>> start
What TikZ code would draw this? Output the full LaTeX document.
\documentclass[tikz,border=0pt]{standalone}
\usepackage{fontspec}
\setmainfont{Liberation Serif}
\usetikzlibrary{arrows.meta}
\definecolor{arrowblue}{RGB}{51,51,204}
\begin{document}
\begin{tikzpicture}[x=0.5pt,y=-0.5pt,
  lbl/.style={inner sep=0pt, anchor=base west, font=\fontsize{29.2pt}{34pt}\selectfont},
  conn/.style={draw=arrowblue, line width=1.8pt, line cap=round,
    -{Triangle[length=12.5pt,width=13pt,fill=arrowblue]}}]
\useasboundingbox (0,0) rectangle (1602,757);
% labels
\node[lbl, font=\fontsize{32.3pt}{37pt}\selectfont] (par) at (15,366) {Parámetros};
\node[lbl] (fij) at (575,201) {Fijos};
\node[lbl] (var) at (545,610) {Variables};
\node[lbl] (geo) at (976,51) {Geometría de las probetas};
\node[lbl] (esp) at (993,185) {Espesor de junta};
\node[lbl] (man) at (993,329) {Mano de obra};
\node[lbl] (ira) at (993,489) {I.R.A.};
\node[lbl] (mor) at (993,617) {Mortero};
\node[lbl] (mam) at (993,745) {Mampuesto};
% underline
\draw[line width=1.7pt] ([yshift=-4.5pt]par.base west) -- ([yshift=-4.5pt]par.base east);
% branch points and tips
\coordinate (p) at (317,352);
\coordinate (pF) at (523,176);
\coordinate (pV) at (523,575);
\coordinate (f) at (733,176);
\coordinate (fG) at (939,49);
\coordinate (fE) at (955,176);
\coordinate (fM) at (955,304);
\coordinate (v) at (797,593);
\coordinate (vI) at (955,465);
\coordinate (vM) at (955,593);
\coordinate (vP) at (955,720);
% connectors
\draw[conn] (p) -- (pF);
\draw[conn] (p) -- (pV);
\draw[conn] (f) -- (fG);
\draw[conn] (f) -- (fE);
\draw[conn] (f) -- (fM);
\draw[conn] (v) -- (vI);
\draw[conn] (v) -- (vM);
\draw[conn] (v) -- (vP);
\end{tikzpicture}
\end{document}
>> end
PROBLEM TO WORK ON
Extract, word for word, each line of the listing above.

RESPONSE TO THIS EXERCISE
What TikZ code would draw this? Output the full LaTeX document.
\documentclass[tikz,border=0pt]{standalone}
\usepackage{fontspec}
\setmainfont{Liberation Serif}
\usetikzlibrary{arrows.meta}
\definecolor{arrowblue}{RGB}{51,51,204}
\begin{document}
\begin{tikzpicture}[x=0.5pt,y=-0.5pt,
  lbl/.style={inner sep=0pt, anchor=base west, font=\fontsize{29.2pt}{34pt}\selectfont},
  conn/.style={draw=arrowblue, line width=1.8pt, line cap=round,
    -{Triangle[length=12.5pt,width=13pt,fill=arrowblue]}}]
\useasboundingbox (0,0) rectangle (1602,757);
% labels
\node[lbl, font=\fontsize{32.3pt}{37pt}\selectfont] (par) at (15,366) {Parámetros};
\node[lbl] (fij) at (575,201) {Fijos};
\node[lbl] (var) at (545,610) {Variables};
\node[lbl] (geo) at (976,51) {Geometría de las probetas};
\node[lbl] (esp) at (993,185) {Espesor de junta};
\node[lbl] (man) at (993,329) {Mano de obra};
\node[lbl] (ira) at (993,489) {I.R.A.};
\node[lbl] (mor) at (993,617) {Mortero};
\node[lbl] (mam) at (993,745) {Mampuesto};
% underline
\draw[line width=1.7pt] ([yshift=-4.5pt]par.base west) -- ([yshift=-4.5pt]par.base east);
% branch points and tips
\coordinate (p) at (317,352);
\coordinate (pF) at (523,176);
\coordinate (pV) at (523,575);
\coordinate (f) at (733,176);
\coordinate (fG) at (939,49);
\coordinate (fE) at (955,176);
\coordinate (fM) at (955,304);
\coordinate (v) at (797,593);
\coordinate (vI) at (955,465);
\coordinate (vM) at (955,593);
\coordinate (vP) at (955,720);
% connectors
\draw[conn] (p) -- (pF);
\draw[conn] (p) -- (pV);
\draw[conn] (f) -- (fG);
\draw[conn] (f) -- (fE);
\draw[conn] (f) -- (fM);
\draw[conn] (v) -- (vI);
\draw[conn] (v) -- (vM);
\draw[conn] (v) -- (vP);
\end{tikzpicture}
\end{document}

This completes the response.